Superb acting and excellent writing work together to create realistic circumstances throughout the film. I can only recall two moments when I wondered what the hell the characters were thinking when abandoning each other amid the madness. This “logic over violence for the sake of violence” stance is a refreshing change of pace and makes the horror of The Crazies incredibly effective. At first the infected townsfolk look like anyone else, revealing their altered state through violent acts. As we run alongside our crew, we watch the virus progress until the final moments when we stand before true monsters. It’s almost like a beautiful synergy. A dark, foreboding tone washing over the story like an inescapable tsunami. The once tranquil streets darkened with smoke, littered with bodies, and overrun with men who have lost all reason and morality. The escalation takes its time, wrapped around a story of unflinching terror that never slows down for more than a minute…not enough time to catch your breath.
Hardcore cinephiles will find that the director of cinematography mirrors the film’s descent into hell in an odd way. The start of the movie shows the sunny town in slightly washed out colors. A dusty, unremarkable town on a sunny day like any other. As the story takes a hard left turn, the contrast is bumped up six notches with shadows darkening and deepening like pools of black concealing the human monsters within. The tweaks in perspective punch up the terror, enhancing your dread of what you haven’t seen yet and casting an eerie glow on the menace right in front of you. The Crazies knows what scares you, and once it pins you to your seat, it won’t let go until the film’s stark finale. This is what horror is all about!
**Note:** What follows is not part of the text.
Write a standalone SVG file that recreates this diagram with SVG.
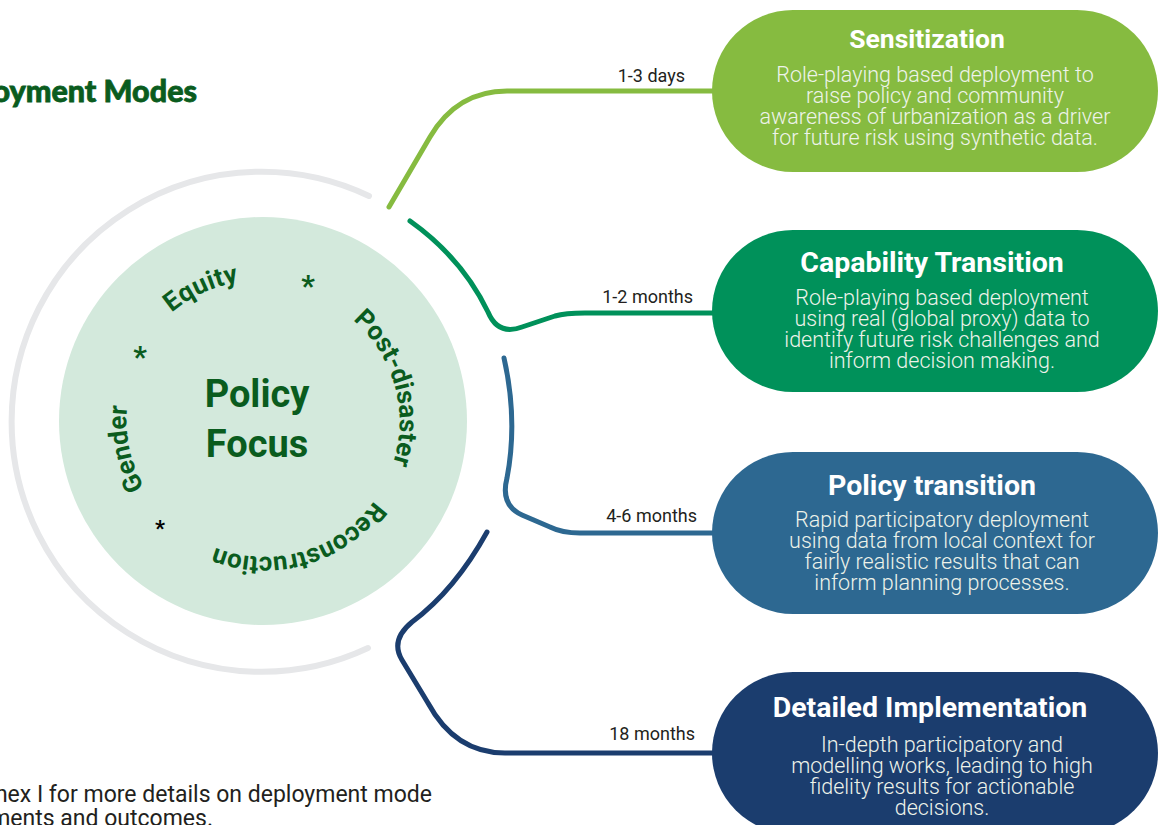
<svg xmlns="http://www.w3.org/2000/svg" xmlns:xlink="http://www.w3.org/1999/xlink" width="1158" height="825" viewBox="0 0 1158 825">
<style>
.title{font-family:Roboto,"Liberation Sans",sans-serif;font-weight:700;font-size:28.5px;fill:#ffffff;text-anchor:middle}
.desc{font-family:Roboto,"Liberation Sans",sans-serif;font-weight:300;font-size:21.5px;fill:#eef3ea;text-anchor:middle}
.lbl{font-family:Roboto,"Liberation Sans",sans-serif;font-size:18px;fill:#231f20;text-anchor:end}
.conn{fill:none;stroke-width:5;stroke-linecap:round;stroke-linejoin:round}
.ring{font-family:Roboto,"Liberation Sans",sans-serif;font-weight:700;font-size:26px;fill:#0a5c1e;text-anchor:middle}
.ast{font-family:Roboto,"Liberation Sans",sans-serif;font-weight:700;text-anchor:middle}
.note{font-family:Roboto,"Liberation Sans",sans-serif;font-size:23px;fill:#231f20;text-anchor:end}
</style>
<defs>
<path id="ringPath" d="M195.5,537.9 A135,135 0 1,1 330.5,304.1 A135,135 0 1,1 195.5,537.9"/>
</defs>
<rect width="1158" height="825" fill="#ffffff"/>

<text x="197" y="102" font-family="Lato,'Liberation Sans',sans-serif" font-weight="900" font-size="30.5" fill="#0a5c1e" stroke="#0a5c1e" stroke-width="0.8" text-anchor="end">Deployment Modes</text>

<g id="policy-focus">
<path d="M368,648 A250,250 0 1,1 369,196" fill="none" stroke="#e6e7e9" stroke-width="6" stroke-linecap="round"/>
<circle cx="263" cy="421" r="204" fill="#d3e9dc"/>
<text x="257" y="407" font-family="Roboto,'Liberation Sans',sans-serif" font-weight="700" font-size="38" fill="#0a5c1e" text-anchor="middle">Policy</text>
<text x="257" y="457" font-family="Roboto,'Liberation Sans',sans-serif" font-weight="700" font-size="38" fill="#0a5c1e" text-anchor="middle">Focus</text>
<text class="ring"><textPath xlink:href="#ringPath" href="#ringPath" startOffset="115">Gender</textPath></text>
<text class="ring" dy="-5"><textPath xlink:href="#ringPath" href="#ringPath" startOffset="297">Equity</textPath></text>
<text class="ring"><textPath xlink:href="#ringPath" href="#ringPath" startOffset="534">Post-disaster</textPath></text>
<text class="ring"><textPath xlink:href="#ringPath" href="#ringPath" startOffset="744">Reconstruction</textPath></text>
<text class="ast" x="140" y="367" font-size="30" fill="#0a5c1e">*</text>
<text class="ast" x="308" y="296" font-size="30" fill="#0a5c1e">*</text>
<text class="ast" x="160" y="536" font-size="22" fill="#000000">*</text>
</g>

<g id="connectors">
<path class="conn" stroke="#86bb40" d="M389,207 L430,137 Q457,91 507,91 L715,91"/>
<path class="conn" stroke="#00915a" d="M410,221 Q462,258 488,312 Q498,336 522,327 L555,316 Q565,313 585,313 L715,313"/>
<path class="conn" stroke="#2d6891" d="M504,358 Q518,420 507,478 Q500,505 522,515 L550,527 Q562,533 580,533 L715,533"/>
<path class="conn" stroke="#1b3d6e" d="M487,532 Q455,590 412,622 Q390,640 402,660 L428,703 Q455,753 505,753 L715,753"/>
<text class="lbl" x="685" y="82">1-3 days</text>
<text class="lbl" x="693" y="303">1-2 months</text>
<text class="lbl" x="697" y="522">4-6 months</text>
<text class="lbl" x="695" y="740">18 months</text>
</g>

<g id="sensitization">
<rect x="712" y="10" width="446" height="162" rx="81" fill="#86bb40"/>
<text class="title" x="927" y="48" style="font-size:26.5px">Sensitization</text>
<text class="desc"><tspan x="935" y="82">Role-playing based deployment to</tspan><tspan x="935" y="103">raise policy and community</tspan><tspan x="935" y="124">awareness of urbanization as a driver</tspan><tspan x="935" y="145">for future risk using synthetic data.</tspan></text>
</g>

<g id="capability-transition">
<rect x="712" y="230" width="446" height="162" rx="81" fill="#00915a"/>
<text class="title" x="932" y="272">Capability Transition</text>
<text class="desc"><tspan x="942" y="305">Role-playing based deployment</tspan><tspan x="942" y="326">using real (global proxy) data to</tspan><tspan x="942" y="347">identify future risk challenges and</tspan><tspan x="942" y="368">inform decision making.</tspan></text>
</g>

<g id="policy-transition">
<rect x="712" y="452" width="446" height="162" rx="81" fill="#2d6891"/>
<text class="title" x="932" y="495">Policy transition</text>
<text class="desc"><tspan x="942" y="527">Rapid participatory deployment</tspan><tspan x="942" y="548">using data from local context for</tspan><tspan x="942" y="569">fairly realistic results that can</tspan><tspan x="942" y="590">inform planning processes.</tspan></text>
</g>

<g id="detailed-implementation">
<rect x="712" y="672" width="446" height="162" rx="81" fill="#1b3d6e"/>
<text class="title" x="930" y="717">Detailed Implementation</text>
<text class="desc"><tspan x="942" y="752">In-depth participatory and</tspan><tspan x="942" y="773">modelling works, leading to high</tspan><tspan x="942" y="794">fidelity results for actionable</tspan><tspan x="942" y="815">decisions.</tspan></text>
</g>

<text class="note" x="432" y="802">nex I for more details on deployment mode</text>
<text class="note" x="213" y="826">ments and outcomes.</text>
</svg>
Movie fans will call The Crazies a remarkably tense, unrelenting thriller. You’ve got human drama, chases, explosions, love, death, and a bit of a mystery laced through it all. Horror fans will applaud a filmmaker for acknowledging what makes for true terror, applying proven methods to make an audience leap from their seats and groan in agony at the thought of the next fright. Of course, a healthy dose of blood and gore doesn’t hurt! Fantastically acted, superbly executed, and presented for those of us who thought a remake would have nothing new to offer, The Crazies is a perfect Saturday night!